THE PROBLEM:
Copy exactly, leaving out every image, the lines from the one with "Write a LaTeX" through the one with "(0,0) rectangle (17.88,8);", inclusive.

EXERCISE INPUTS:

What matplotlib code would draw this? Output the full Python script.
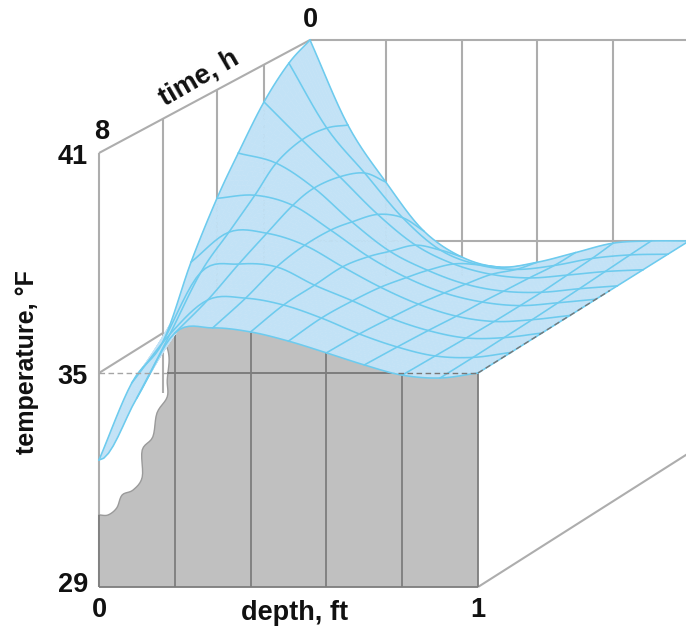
==
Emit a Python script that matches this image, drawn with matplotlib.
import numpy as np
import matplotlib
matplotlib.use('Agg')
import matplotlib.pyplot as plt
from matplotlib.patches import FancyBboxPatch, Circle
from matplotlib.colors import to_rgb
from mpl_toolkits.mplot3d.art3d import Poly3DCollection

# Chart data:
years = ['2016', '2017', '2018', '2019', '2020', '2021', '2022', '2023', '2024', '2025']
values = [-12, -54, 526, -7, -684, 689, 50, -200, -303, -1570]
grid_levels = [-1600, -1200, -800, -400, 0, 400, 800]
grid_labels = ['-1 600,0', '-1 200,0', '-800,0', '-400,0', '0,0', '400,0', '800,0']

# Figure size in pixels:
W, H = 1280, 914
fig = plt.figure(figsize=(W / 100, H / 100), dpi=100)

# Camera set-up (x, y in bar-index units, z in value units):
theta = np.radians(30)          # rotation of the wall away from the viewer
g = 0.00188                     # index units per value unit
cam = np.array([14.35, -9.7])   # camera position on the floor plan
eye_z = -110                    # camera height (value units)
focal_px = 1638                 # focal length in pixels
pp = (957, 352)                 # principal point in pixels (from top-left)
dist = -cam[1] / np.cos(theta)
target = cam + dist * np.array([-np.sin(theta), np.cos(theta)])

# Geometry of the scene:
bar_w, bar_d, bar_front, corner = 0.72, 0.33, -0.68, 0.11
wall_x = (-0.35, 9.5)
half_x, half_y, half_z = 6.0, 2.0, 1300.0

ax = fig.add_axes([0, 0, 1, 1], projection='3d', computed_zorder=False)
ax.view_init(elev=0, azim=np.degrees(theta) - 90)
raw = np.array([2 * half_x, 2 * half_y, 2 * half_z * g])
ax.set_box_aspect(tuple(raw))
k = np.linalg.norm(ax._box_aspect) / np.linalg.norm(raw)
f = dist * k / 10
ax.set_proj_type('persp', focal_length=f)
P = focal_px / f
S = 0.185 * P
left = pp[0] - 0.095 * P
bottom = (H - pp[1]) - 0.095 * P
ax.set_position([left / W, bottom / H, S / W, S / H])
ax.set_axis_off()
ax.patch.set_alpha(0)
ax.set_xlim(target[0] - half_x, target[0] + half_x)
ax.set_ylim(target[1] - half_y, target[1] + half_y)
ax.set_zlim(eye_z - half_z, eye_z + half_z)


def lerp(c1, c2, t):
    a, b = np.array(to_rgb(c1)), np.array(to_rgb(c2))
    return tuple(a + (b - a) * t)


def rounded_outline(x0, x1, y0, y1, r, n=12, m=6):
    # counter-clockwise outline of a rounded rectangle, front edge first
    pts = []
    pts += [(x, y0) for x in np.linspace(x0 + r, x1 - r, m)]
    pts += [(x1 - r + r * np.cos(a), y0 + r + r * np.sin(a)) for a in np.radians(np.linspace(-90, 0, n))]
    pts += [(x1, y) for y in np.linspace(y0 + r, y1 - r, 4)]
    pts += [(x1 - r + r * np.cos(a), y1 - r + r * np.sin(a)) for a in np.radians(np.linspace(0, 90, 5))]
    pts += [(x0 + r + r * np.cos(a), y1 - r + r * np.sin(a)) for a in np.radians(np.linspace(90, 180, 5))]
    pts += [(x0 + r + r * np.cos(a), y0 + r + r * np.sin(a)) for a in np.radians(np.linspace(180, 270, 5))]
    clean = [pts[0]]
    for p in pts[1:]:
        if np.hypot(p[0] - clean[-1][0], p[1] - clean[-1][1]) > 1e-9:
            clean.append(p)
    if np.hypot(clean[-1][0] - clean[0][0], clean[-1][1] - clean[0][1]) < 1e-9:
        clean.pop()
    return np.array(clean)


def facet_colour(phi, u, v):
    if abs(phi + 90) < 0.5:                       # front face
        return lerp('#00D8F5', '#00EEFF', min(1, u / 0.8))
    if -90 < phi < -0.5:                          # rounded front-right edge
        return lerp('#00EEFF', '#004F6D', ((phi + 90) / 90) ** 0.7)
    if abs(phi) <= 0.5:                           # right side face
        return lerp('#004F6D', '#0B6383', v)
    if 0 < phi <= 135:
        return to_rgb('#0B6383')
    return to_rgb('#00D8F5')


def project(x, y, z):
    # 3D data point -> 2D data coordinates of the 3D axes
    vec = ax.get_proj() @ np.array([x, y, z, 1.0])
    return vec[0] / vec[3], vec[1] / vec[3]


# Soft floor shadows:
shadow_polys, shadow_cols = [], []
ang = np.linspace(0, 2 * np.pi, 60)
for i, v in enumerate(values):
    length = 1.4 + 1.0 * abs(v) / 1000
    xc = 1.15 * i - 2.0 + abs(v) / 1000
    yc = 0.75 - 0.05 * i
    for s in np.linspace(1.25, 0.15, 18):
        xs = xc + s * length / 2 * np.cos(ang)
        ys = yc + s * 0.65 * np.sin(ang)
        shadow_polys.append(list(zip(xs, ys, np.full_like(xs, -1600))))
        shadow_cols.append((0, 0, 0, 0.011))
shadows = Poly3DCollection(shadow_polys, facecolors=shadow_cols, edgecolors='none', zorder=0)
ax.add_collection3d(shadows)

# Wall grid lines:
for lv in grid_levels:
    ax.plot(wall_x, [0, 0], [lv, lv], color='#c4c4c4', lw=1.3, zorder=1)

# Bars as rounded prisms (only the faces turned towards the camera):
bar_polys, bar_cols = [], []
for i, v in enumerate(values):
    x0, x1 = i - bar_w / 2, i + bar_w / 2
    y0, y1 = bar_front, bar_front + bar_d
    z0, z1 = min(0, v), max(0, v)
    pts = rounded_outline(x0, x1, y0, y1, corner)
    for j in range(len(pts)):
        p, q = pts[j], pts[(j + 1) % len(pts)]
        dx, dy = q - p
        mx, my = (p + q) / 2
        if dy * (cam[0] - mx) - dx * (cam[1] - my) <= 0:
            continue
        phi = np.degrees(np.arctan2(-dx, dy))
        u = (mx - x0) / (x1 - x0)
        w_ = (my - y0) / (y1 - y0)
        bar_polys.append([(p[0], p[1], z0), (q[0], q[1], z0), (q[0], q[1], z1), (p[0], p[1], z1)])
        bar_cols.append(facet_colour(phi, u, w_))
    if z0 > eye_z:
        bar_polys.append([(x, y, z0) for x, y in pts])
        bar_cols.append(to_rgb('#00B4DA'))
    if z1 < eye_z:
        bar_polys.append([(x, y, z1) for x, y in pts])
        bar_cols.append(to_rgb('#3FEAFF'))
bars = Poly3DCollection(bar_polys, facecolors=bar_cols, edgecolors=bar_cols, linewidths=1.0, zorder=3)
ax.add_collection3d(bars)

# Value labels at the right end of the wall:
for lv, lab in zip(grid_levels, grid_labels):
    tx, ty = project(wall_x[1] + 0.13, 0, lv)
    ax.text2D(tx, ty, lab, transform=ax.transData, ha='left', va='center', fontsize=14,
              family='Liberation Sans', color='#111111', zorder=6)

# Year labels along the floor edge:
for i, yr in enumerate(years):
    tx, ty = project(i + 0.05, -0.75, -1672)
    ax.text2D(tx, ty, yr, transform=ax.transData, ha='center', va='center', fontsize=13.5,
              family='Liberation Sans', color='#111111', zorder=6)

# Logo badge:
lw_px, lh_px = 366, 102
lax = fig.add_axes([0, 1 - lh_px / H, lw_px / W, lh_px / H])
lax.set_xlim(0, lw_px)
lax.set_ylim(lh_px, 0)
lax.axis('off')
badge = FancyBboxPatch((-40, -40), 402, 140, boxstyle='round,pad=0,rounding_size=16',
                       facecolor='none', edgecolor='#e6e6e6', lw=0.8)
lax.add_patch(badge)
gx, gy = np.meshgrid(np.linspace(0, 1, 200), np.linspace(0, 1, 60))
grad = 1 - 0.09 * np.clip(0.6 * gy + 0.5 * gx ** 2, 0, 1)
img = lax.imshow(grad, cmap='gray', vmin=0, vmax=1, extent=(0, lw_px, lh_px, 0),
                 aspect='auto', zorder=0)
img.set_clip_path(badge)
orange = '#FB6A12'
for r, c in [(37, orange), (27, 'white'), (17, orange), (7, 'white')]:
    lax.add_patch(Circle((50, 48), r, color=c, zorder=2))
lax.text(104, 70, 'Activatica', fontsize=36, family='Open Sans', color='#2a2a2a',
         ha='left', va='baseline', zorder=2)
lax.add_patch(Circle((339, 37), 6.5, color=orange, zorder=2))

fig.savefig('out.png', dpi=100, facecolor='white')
...
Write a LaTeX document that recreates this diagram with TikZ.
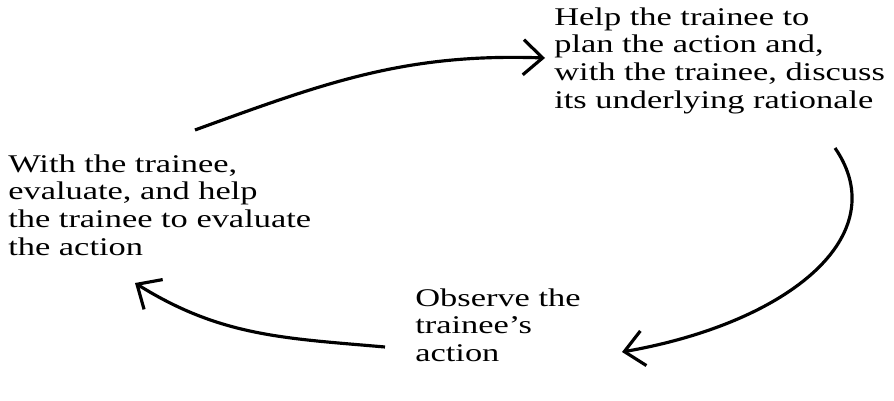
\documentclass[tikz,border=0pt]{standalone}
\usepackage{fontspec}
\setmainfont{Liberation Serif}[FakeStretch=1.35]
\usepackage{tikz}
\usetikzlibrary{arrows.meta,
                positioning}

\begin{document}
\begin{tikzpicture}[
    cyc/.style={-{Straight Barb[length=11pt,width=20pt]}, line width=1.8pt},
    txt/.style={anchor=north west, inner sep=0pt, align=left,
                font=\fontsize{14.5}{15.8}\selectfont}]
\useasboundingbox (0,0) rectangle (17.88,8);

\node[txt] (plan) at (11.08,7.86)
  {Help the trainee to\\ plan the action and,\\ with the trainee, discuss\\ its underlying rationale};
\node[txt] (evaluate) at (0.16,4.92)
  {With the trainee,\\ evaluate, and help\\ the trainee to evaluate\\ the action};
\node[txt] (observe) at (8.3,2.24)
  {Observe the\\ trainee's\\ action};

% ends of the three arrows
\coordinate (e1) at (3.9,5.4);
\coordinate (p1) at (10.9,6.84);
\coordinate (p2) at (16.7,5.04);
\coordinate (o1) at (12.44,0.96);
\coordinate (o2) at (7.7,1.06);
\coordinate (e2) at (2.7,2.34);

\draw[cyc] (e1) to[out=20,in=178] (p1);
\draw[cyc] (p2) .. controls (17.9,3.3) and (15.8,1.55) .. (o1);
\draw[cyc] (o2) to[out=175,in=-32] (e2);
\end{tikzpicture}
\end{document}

TASK RESULT:
Write a LaTeX document that recreates this diagram with TikZ.
\documentclass[tikz,border=0pt]{standalone}
\usepackage{fontspec}
\setmainfont{Liberation Serif}[FakeStretch=1.35]
\usepackage{tikz}
\usetikzlibrary{arrows.meta,
                positioning}

\begin{document}
\begin{tikzpicture}[
    cyc/.style={-{Straight Barb[length=11pt,width=20pt]}, line width=1.8pt},
    txt/.style={anchor=north west, inner sep=0pt, align=left,
                font=\fontsize{14.5}{15.8}\selectfont}]
\useasboundingbox (0,0) rectangle (17.88,8);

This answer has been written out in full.